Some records
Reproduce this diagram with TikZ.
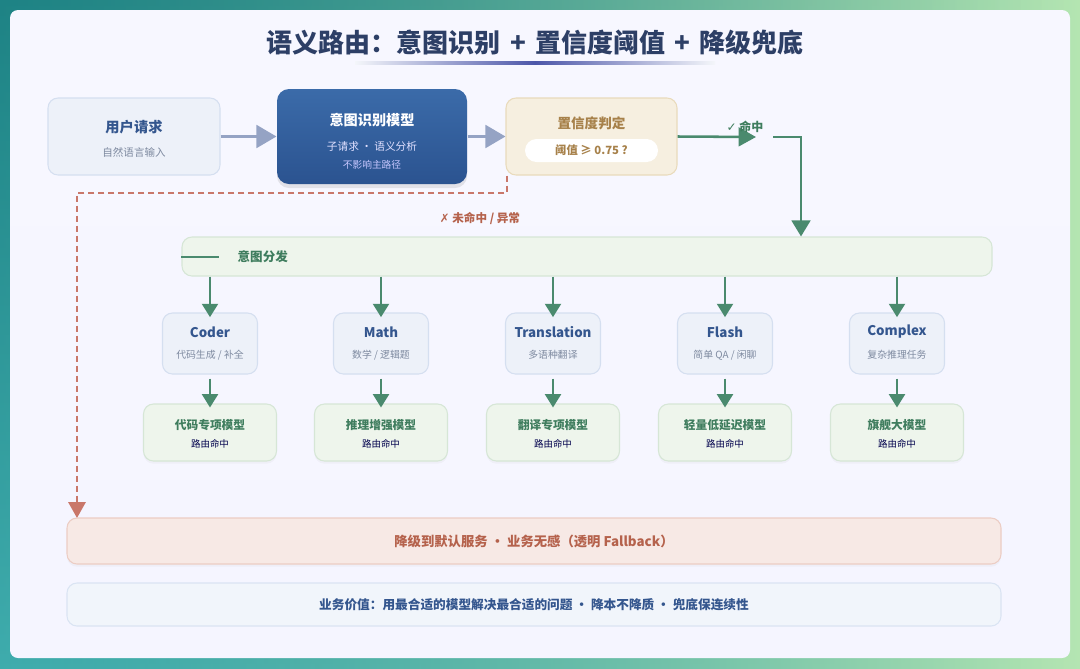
\documentclass[tikz,border=0pt]{standalone}
\usepackage{fontspec}
\setmainfont{Noto Sans CJK SC}
\newfontfamily\symfont{DejaVu Sans}
\usetikzlibrary{arrows.meta,shadows,fadings}
\definecolor{navy}{HTML}{2D3F66}
\definecolor{catnavy}{HTML}{34568E}
\definecolor{subgray}{HTML}{7E8AA0}
\definecolor{grn}{HTML}{4A8A6E}
\definecolor{grntxt}{HTML}{3F7D5E}
\definecolor{brn}{HTML}{A7814A}
\definecolor{redd}{HTML}{C9776A}
\definecolor{redtxt}{HTML}{B5624C}
\definecolor{arrgray}{HTML}{95A3C4}
\definecolor{cardbg}{HTML}{F4F6FA}
\definecolor{bluefill}{HTML}{EDF1F9}
\definecolor{blueline}{HTML}{D5DFF0}
\definecolor{grnfill}{HTML}{EEF5EC}
\definecolor{grnline}{HTML}{D6E6D6}
\definecolor{conffill}{HTML}{F6EFE0}
\definecolor{confline}{HTML}{E9DBBC}
\definecolor{fbfill}{HTML}{F7E9E5}
\definecolor{fbline}{HTML}{ECCDC4}
\definecolor{valfill}{HTML}{F1F5FB}
\definecolor{valline}{HTML}{DAE4F3}
\definecolor{intop}{HTML}{3B6BA9}
\definecolor{inbot}{HTML}{2B5390}
\definecolor{bgtl}{HTML}{1E8385}
\definecolor{bgtr}{HTML}{B5E6B2}
\definecolor{bgbl}{HTML}{55C8C8}
\tikzset{
  box/.style={rectangle, rounded corners=7.5pt, line width=0.8pt, inner sep=0pt},
  bluebox/.style={box, fill=bluefill, draw=blueline},
  catbox/.style={box, fill=bluefill, draw=blueline, minimum width=71.25pt, minimum height=45.75pt},
  modelbox/.style={box, fill=grnfill, draw=grnline, minimum width=99.75pt, minimum height=42.75pt,
     drop shadow={opacity=0.06, shadow xshift=0pt, shadow yshift=-2pt}},
  grayarrow/.style={draw=arrgray, line width=2.25pt, -{Triangle[length=15pt,width=17pt]}},
  grnarrow/.style={draw=grn, line width=1.6pt, -{Triangle[length=10pt,width=12pt]}},
  cattitle/.style={font=\bfseries\fontsize{10}{12}\selectfont, text=catnavy},
  catsub/.style={font=\fontsize{7.4}{9}\selectfont, text=subgray},
  modtitle/.style={font=\bfseries\fontsize{8.8}{10}\selectfont, text=grntxt},
  modsub/.style={font=\fontsize{7.1}{9}\selectfont, text=black!70!blue},
}
\begin{document}
\begin{tikzpicture}[x=0.75pt,y=-0.75pt]
\useasboundingbox (0,0) rectangle (1080,668);
% background gradient
\shade[left color=bgtl, right color=bgtr] (0,0) rectangle (1080,668);
\shade[top color=bgtl, bottom color=bgbl, path fading=east, opacity=0.6] (0,0) rectangle (1080,668);
% card
\shade[rounded corners=6pt, top color=white!97!blue, bottom color=blue!4!white] (10,10) rectangle (1070,658);
% title
\node (title) at (535,42) {\bfseries\fontsize{19.5}{22}\selectfont\color{navy}语义路由：意图识别\hspace{0.35em}+\hspace{0.35em}置信度阈值\hspace{0.35em}+\hspace{0.35em}降级兜底};
\shade[left color=cardbg, right color=cardbg, middle color=navy!70!blue!80!white] (355,61.8) rectangle (715,64.2);

% top row
\node[bluebox, minimum width=129pt, minimum height=57.75pt] (user) at (134,136.5) {};
\node[font=\bfseries\fontsize{10.7}{12}\selectfont, text=catnavy] at (134,127) {用户请求};
\node[font=\fontsize{7.9}{9}\selectfont, text=subgray] at (134,152) {自然语言输入};

\node[box, rounded corners=9pt, draw=none, top color=intop, bottom color=inbot,
  minimum width=142.5pt, minimum height=71.25pt, drop shadow={opacity=0.18, shadow xshift=0pt, shadow yshift=-3pt}] (intent) at (372,136.5) {};
\node[font=\bfseries\fontsize{10.6}{12}\selectfont, text=white] at (372,120) {意图识别模型};
\node[font=\fontsize{8}{9}\selectfont, text=white!88!blue] at (372,146) {子请求 · 语义分析};
\node[font=\fontsize{7.3}{9}\selectfont, text=white!78!blue] at (372,165) {不影响主路径};

\node[box, fill=conffill, draw=confline, minimum width=128.25pt, minimum height=57.75pt] (conf) at (591.5,136.5) {};
\node[font=\bfseries\fontsize{10.2}{12}\selectfont, text=brn] at (591.5,123) {置信度判定};
\node[rectangle, rounded corners=8.6pt, fill=white, minimum width=99.75pt, minimum height=17.25pt, inner sep=0pt,
  font=\bfseries\fontsize{8.5}{10}\selectfont, text=brn] (pill) at (591.5,150.5) {阈值 ≥ 0.75 ?};

\draw[grayarrow] (user.east) -- (intent.west);
\draw[grayarrow] (intent.east) -- (conf.west);

% hit path
\coordinate (hitend) at (756,137);
\coordinate (hitstart) at (773,137);
\draw[draw=grn, line width=1.9pt, -{Triangle[length=13pt,width=14pt]}] (conf.east) -- (hitend);
\node[font=\bfseries\fontsize{9}{10}\selectfont, text=grntxt] (hitlbl) at (745,127) {{\symfont ✓} 命中};

% dispatch bar
\node[box, fill=grnfill, draw=grnline, minimum width=607.5pt, minimum height=29.25pt] (disp) at (587,256.5) {};
\draw[grn, line width=1.5pt] (disp.west) -- ++(38,0) coordinate (dl);
\node[font=\bfseries\fontsize{9.4}{11}\selectfont, text=grntxt, anchor=west] at (233,257) {意图分发};
\draw[draw=grn, line width=1.9pt, -{Triangle[length=12pt,width=14pt]}] (hitstart) -| (disp.north -| 801,0);

% fail path
\draw[draw=redd, line width=1.6pt, dash pattern=on 4.5pt off 3pt, -{Triangle[length=12pt,width=13pt]}]
  (conf.south -| 507,0) -- (507,193) -- (77,193) coordinate (fc) -- (77,518);
\node[font=\bfseries\fontsize{8.7}{10}\selectfont, text=redtxt] (faillbl) at (480,218) {{\symfont ✗} 未命中 / 异常};

% categories and models
\foreach \x/\n/\t/\s/\m in {210/c1/Coder/{代码生成 / 补全}/代码专项模型,
                         381/c2/Math/{数学 / 逻辑题}/推理增强模型,
                         553/c3/Translation/多语种翻译/翻译专项模型,
                         725/c4/Flash/{简单 QA / 闲聊}/轻量低延迟模型,
                         897/c5/Complex/复杂推理任务/旗舰大模型} {
  \node[catbox] (\n) at (\x,343.5) {};
  \node[cattitle] at (\x,332) {\t};
  \node[catsub] at (\x,355) {\s};
  \node[modelbox] (m\n) at (\x,432.5) {};
  \node[modtitle] at (\x,425) {\m};
  \node[modsub] at (\x,444) {路由命中};
  \draw[grnarrow] (disp.south -| \n.north) -- ([yshift=-3.5pt]\n.north);
  \draw[grnarrow] ([yshift=-3pt]\n.south) -- ([yshift=-3pt]m\n.north);
}

% fallback
\node[box, fill=fbfill, draw=fbline, minimum width=700.5pt, minimum height=34.5pt,
  drop shadow={opacity=0.06, shadow xshift=0pt, shadow yshift=-2pt},
  font=\bfseries\fontsize{10}{12}\selectfont, text=redtxt] (fallback) at (534,541) {降级到默认服务 · 业务无感（透明 Fallback）};
\node[box, fill=valfill, draw=valline, minimum width=700.5pt, minimum height=32.25pt,
  font=\bfseries\fontsize{9.5}{11}\selectfont, text=catnavy] (value) at (534,604.5) {业务价值：用最合适的模型解决最合适的问题 · 降本不降质 · 兜底保连续性};
\end{tikzpicture}
\end{document}
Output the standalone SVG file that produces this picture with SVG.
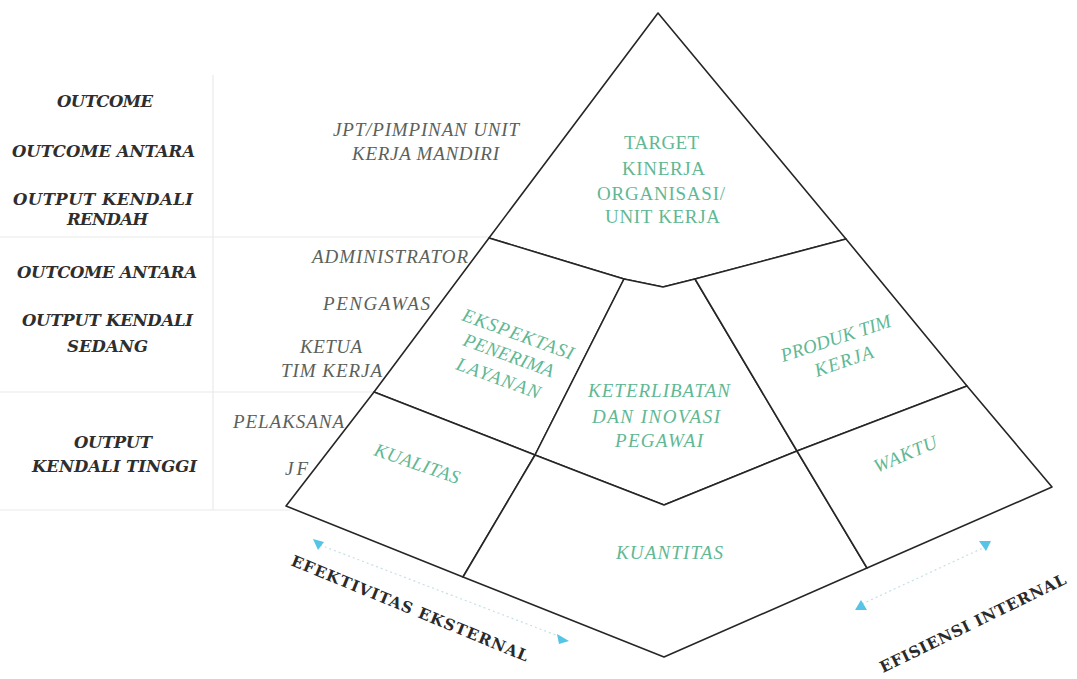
<svg xmlns="http://www.w3.org/2000/svg" width="1077" height="679" viewBox="0 0 1077 679">
<style>
.bg{fill:#ffffff}
.faint{stroke:#e6ece6;stroke-width:1.2;fill:none}
.reg{fill:#ffffff;stroke:#262626;stroke-width:1.6;stroke-linejoin:round}
.lvl{font-family:"DejaVu Serif","Liberation Serif",serif;font-weight:bold;font-style:italic;font-size:16.5px;fill:#2e2e2e}
.role{font-family:"Liberation Serif",serif;font-style:italic;font-size:19px;fill:#5a615a}
.up{font-family:"Liberation Serif",serif;font-size:19px;fill:#5fb894}
.it{font-family:"Liberation Serif",serif;font-style:italic;font-size:19px;fill:#5fb894}
.axis{font-family:"DejaVu Serif","Liberation Serif",serif;font-weight:bold;font-size:15.5px;fill:#2a2a2a}
.dot{stroke:#c4dfe6;stroke-width:1.2;stroke-dasharray:2 3;fill:none}
.head{fill:#55c4e6}
</style>
<rect class="bg" x="0" y="0" width="1077" height="679"/>
<g id="column-lines">
<line class="faint" x1="213" y1="75" x2="213" y2="510"/>
<line class="faint" x1="0" y1="237" x2="489" y2="237"/>
<line class="faint" x1="0" y1="392" x2="374" y2="392"/>
<line class="faint" x1="0" y1="510" x2="290" y2="510"/>
</g>
<g id="levels">
<text class="lvl" x="57" y="107" textLength="96">OUTCOME</text>
<text class="lvl" x="12" y="157" textLength="183">OUTCOME ANTARA</text>
<text class="lvl" x="13" y="205" textLength="180">OUTPUT KENDALI</text>
<text class="lvl" x="67" y="225" textLength="81">RENDAH</text>
<text class="lvl" x="17" y="278" textLength="180">OUTCOME ANTARA</text>
<text class="lvl" x="22" y="326" textLength="171">OUTPUT KENDALI</text>
<text class="lvl" x="67" y="352" textLength="81">SEDANG</text>
<text class="lvl" x="74" y="448" textLength="78">OUTPUT</text>
<text class="lvl" x="32" y="472" textLength="165">KENDALI TINGGI</text>
</g>
<g id="roles">
<text class="role" x="333" y="136" textLength="186">JPT/PIMPINAN UNIT</text>
<text class="role" x="352" y="160" textLength="147">KERJA MANDIRI</text>
<text class="role" x="312" y="263" textLength="156">ADMINISTRATOR</text>
<text class="role" x="323" y="310" textLength="107">PENGAWAS</text>
<text class="role" x="300" y="353" textLength="62">KETUA</text>
<text class="role" x="281" y="377" textLength="101">TIM KERJA</text>
<text class="role" x="233" y="428" textLength="111">PELAKSANA</text>
<text class="role" x="285" y="475" textLength="23">JF</text>
</g>
<g id="target">
<polygon class="reg" points="658,13 846,239 695,279 663,287 624,279 489,238"/>
<text class="up" x="624" y="149" textLength="75">TARGET</text>
<text class="up" x="622" y="175" textLength="83">KINERJA</text>
<text class="up" x="597" y="200" textLength="128">ORGANISASI/</text>
<text class="up" x="605" y="223" textLength="115">UNIT KERJA</text>
</g>
<g id="ekspektasi">
<polygon class="reg" points="489,238 624,279 535,455 374,392"/>
<text class="it" transform="translate(461,320) rotate(20)" textLength="117">EKSPEKTASI</text>
<text class="it" transform="translate(462,345) rotate(20)" textLength="95">PENERIMA</text>
<text class="it" transform="translate(455,369) rotate(20)" textLength="88">LAYANAN</text>
</g>
<g id="keterlibatan">
<polygon class="reg" points="624,279 663,287 695,279 797,451 664,505 535,455"/>
<text class="it" x="588" y="397" textLength="142">KETERLIBATAN</text>
<text class="it" x="592" y="423" textLength="128">DAN INOVASI</text>
<text class="it" x="615" y="447" textLength="88">PEGAWAI</text>
</g>
<g id="produk">
<polygon class="reg" points="695,279 846,239 967,386 797,451"/>
<text class="it" transform="translate(783,362) rotate(-18)" textLength="115">PRODUK TIM</text>
<text class="it" transform="translate(817,377) rotate(-19)" textLength="61">KERJA</text>
</g>
<g id="kualitas">
<polygon class="reg" points="374,392 535,455 463,577 286,506"/>
<text class="it" transform="translate(373,455) rotate(19)" textLength="89">KUALITAS</text>
</g>
<g id="kuantitas">
<polygon class="reg" points="535,455 664,505 797,451 867,568 664,657 463,577"/>
<text class="it" x="616" y="559" textLength="107">KUANTITAS</text>
</g>
<g id="waktu">
<polygon class="reg" points="797,451 967,386 1052,487 867,568"/>
<text class="it" transform="translate(877,473) rotate(-23)" textLength="67">WAKTU</text>
</g>
<g id="connectors">
<line class="dot" x1="320" y1="545" x2="561" y2="637"/>
<polygon class="head" points="313,539 324,542 318,550"/>
<polygon class="head" points="569,641 557,634 559,644"/>
<line class="dot" x1="862" y1="604" x2="985" y2="547"/>
<polygon class="head" points="861,600 855,610 867,610"/>
<polygon class="head" points="979,541 991,541 986,551"/>
</g>
<g id="axis-labels">
<text class="axis" transform="translate(290,565) rotate(22.3)" textLength="255">EFEKTIVITAS EKSTERNAL</text>
<text class="axis" transform="translate(883,673) rotate(-26)" textLength="205">EFISIENSI INTERNAL</text>
</g>
</svg>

_Task details_. Filter the entries down to the lines containing "with". Copy each of those lines.

_Solution to this exercise_.
Reproduce this diagram with TikZ.
Output the standalone SVG file that produces this picture with SVG.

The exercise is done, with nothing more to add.